Baber interviewed 32 administrators of diversity programs at 10 public research universities in the U.S. - predominately white institutions that award nearly 10 percent of all bachelor degrees in STEM fields conferred by four-year publics nationwide, as well as about 4.5 percent of STEM degrees earned by minorities.
According to these administrators, executive officers at their universities focus primarily on building compositional diversity - recruiting targeted numbers of minority students - for their STEM programs, rather than tackling the complex challenges of changing systemic inequalities and marginalizing attitudes, Baber said.
While amassing critical numbers of underrepresented students is important, achieving enrollment targets does little to improve the problems in the campus culture that affect students and contribute to their noncompletion of degrees, Baber said.

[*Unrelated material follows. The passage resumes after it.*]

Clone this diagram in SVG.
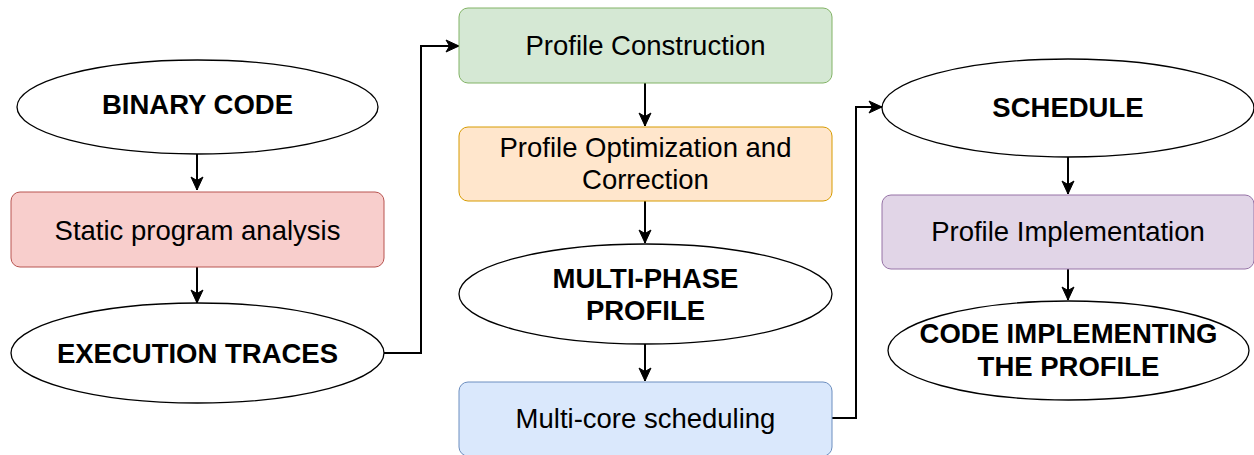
<svg xmlns="http://www.w3.org/2000/svg" width="1254" height="455" viewBox="0 0 1254 455">
<style>
  .t { font-family: "Liberation Sans", Arial, sans-serif; font-size: 27.5px; fill: #000; text-anchor: middle; }
  .b { font-weight: bold; }
  .ell { fill: #fff; stroke: #000; stroke-width: 1.3; }
  .conn { fill: none; stroke: #000; stroke-width: 2; }
</style>
<defs>
  <marker id="arr" markerUnits="userSpaceOnUse" markerWidth="16" markerHeight="16" viewBox="0 0 16 16" refX="14" refY="8" orient="auto">
    <path d="M1,2 L14,8 L1,14 L4.5,8 Z" fill="#000" stroke="#000" stroke-width="1"/>
  </marker>
</defs>
<rect width="1254" height="455" fill="#fff"/>

<g id="connectors">
  <path class="conn" d="M197,154 L197,190" marker-end="url(#arr)"/>
  <path class="conn" d="M197,267 L197,303" marker-end="url(#arr)"/>
  <path class="conn" d="M384,353 L421,353 L421,46 L459,46" marker-end="url(#arr)"/>
  <path class="conn" d="M645,83 L645,126" marker-end="url(#arr)"/>
  <path class="conn" d="M645,201 L645,243" marker-end="url(#arr)"/>
  <path class="conn" d="M645,344 L645,381" marker-end="url(#arr)"/>
  <path class="conn" d="M832,418 L856,418 L856,107 L882,107" marker-end="url(#arr)"/>
  <path class="conn" d="M1068,157 L1068,194" marker-end="url(#arr)"/>
  <path class="conn" d="M1068,269 L1068,300" marker-end="url(#arr)"/>
</g>

<g id="binary-code">
  <ellipse class="ell" cx="197.5" cy="107" rx="180.5" ry="47"/>
  <text class="t b" x="197.5" y="114">BINARY CODE</text>
</g>
<g id="static-analysis">
  <rect x="11" y="192" width="373" height="75" rx="9" fill="#f8cecc" stroke="#b85450" stroke-width="1"/>
  <text class="t" x="197.5" y="240">Static program analysis</text>
</g>
<g id="execution-traces">
  <ellipse class="ell" cx="197.5" cy="353" rx="186.5" ry="50"/>
  <text class="t b" x="197.5" y="363">EXECUTION TRACES</text>
</g>

<g id="profile-construction">
  <rect x="459" y="8" width="373" height="75" rx="9" fill="#d5e8d4" stroke="#82b366" stroke-width="1"/>
  <text class="t" x="645.5" y="55">Profile Construction</text>
</g>
<g id="profile-optimization">
  <rect x="459" y="127" width="373" height="74" rx="9" fill="#ffe6cc" stroke="#d79b00" stroke-width="1"/>
  <text class="t" x="645.5" y="157">Profile Optimization and</text>
  <text class="t" x="645.5" y="189">Correction</text>
</g>
<g id="multi-phase-profile">
  <ellipse class="ell" cx="645.5" cy="294" rx="186.5" ry="50"/>
  <text class="t b" x="645.5" y="288">MULTI-PHASE</text>
  <text class="t b" x="645.5" y="320">PROFILE</text>
</g>
<g id="multi-core-scheduling">
  <rect x="459" y="382" width="373" height="74" rx="9" fill="#dae8fc" stroke="#6c8ebf" stroke-width="1"/>
  <text class="t" x="645.5" y="428">Multi-core scheduling</text>
</g>

<g id="schedule">
  <ellipse class="ell" cx="1068" cy="108" rx="186" ry="49"/>
  <text class="t b" x="1068" y="117">SCHEDULE</text>
</g>
<g id="profile-implementation">
  <rect x="882" y="195" width="372" height="74" rx="9" fill="#e1d5e7" stroke="#9673a6" stroke-width="1"/>
  <text class="t" x="1068" y="241">Profile Implementation</text>
</g>
<g id="code-implementing">
  <ellipse class="ell" cx="1068.5" cy="350.5" rx="180.5" ry="49.5"/>
  <text class="t b" x="1068.5" y="343">CODE IMPLEMENTING</text>
  <text class="t b" x="1068.5" y="376">THE PROFILE</text>
</g>
</svg>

"You can have compositional diversity without necessarily having a diverse community or culture," Baber said. "The focus on diversity in STEM education has been very much at the level of individual access for underrepresented populations. While programs focused on individual students provide some access, they don't address the structural factors - like admissions policies, teaching practices and faculty-student relationships - that shape students' experiences and influence patterns of inequality."
When recruitment goals are not achieved, or minority students fail academically, these outcomes are attributed to individual lack of merit or interest by underrepresented populations, rather than marginalizing practices and attitudes, Baber wrote.
During campus visits, the research team "found little evidence of a consistent, longitudinal investment in equity initiatives that addressed structural barriers, such as department climate and/or faculty awareness of diversity issues in STEM education," according to the paper, published in The Review of Higher Education.
Program directors expressed frustration with the cost-benefit approach taken by executive officers, who expect measurable benefits, such as increased enrollment and improved persistence to degree, to justify investments in diversity initiatives.
Directors described struggling to piece together budgets while their superiors blocked their access to external funding sources that were supportive of diversity activities. Frequently underfunded and disproportionately targeted for elimination, diversity programs received top-level administrators' support only if these initiatives did not interfere with institutional policies and the overall revenue-generating efforts of academic units, program directors told the researchers.
Beyond small core groups of faculty members from underrepresented groups, program directors perceived a general lack of support from many faculty and staff members, unless prompted by agencies such as the National Science Foundation.
Underrepresented faculty members often experience a "cultural tax" - disproportionate pressure to engage with diversity programs and represent their departments as the outcomes of these initiatives. However, faculty engagement is often viewed as "trivial" or as "charity," and needs to be attached to traditional rewards and incentives, such as tenure and promotion decisions, to prompt broader faculty participation, Baber said.
Data for Baber's analyses were drawn from the STEM Trends in Enrollment and Persistence for Underrepresented Populations (STEP-UP) research project at the U. of I., which was funded by the Alfred P. Sloan Foundation and the NSF.
Baber's research team included education professor William T. Trent and postdoctoral research fellow Casey George-Jackson, principal investigator and project coordinator of STEP-UP, respectively; and graduate students Erin L. Castro, Mariana G. Martinez, Blanca Rincon, Kimberly Walker and Montrischa M. Williams.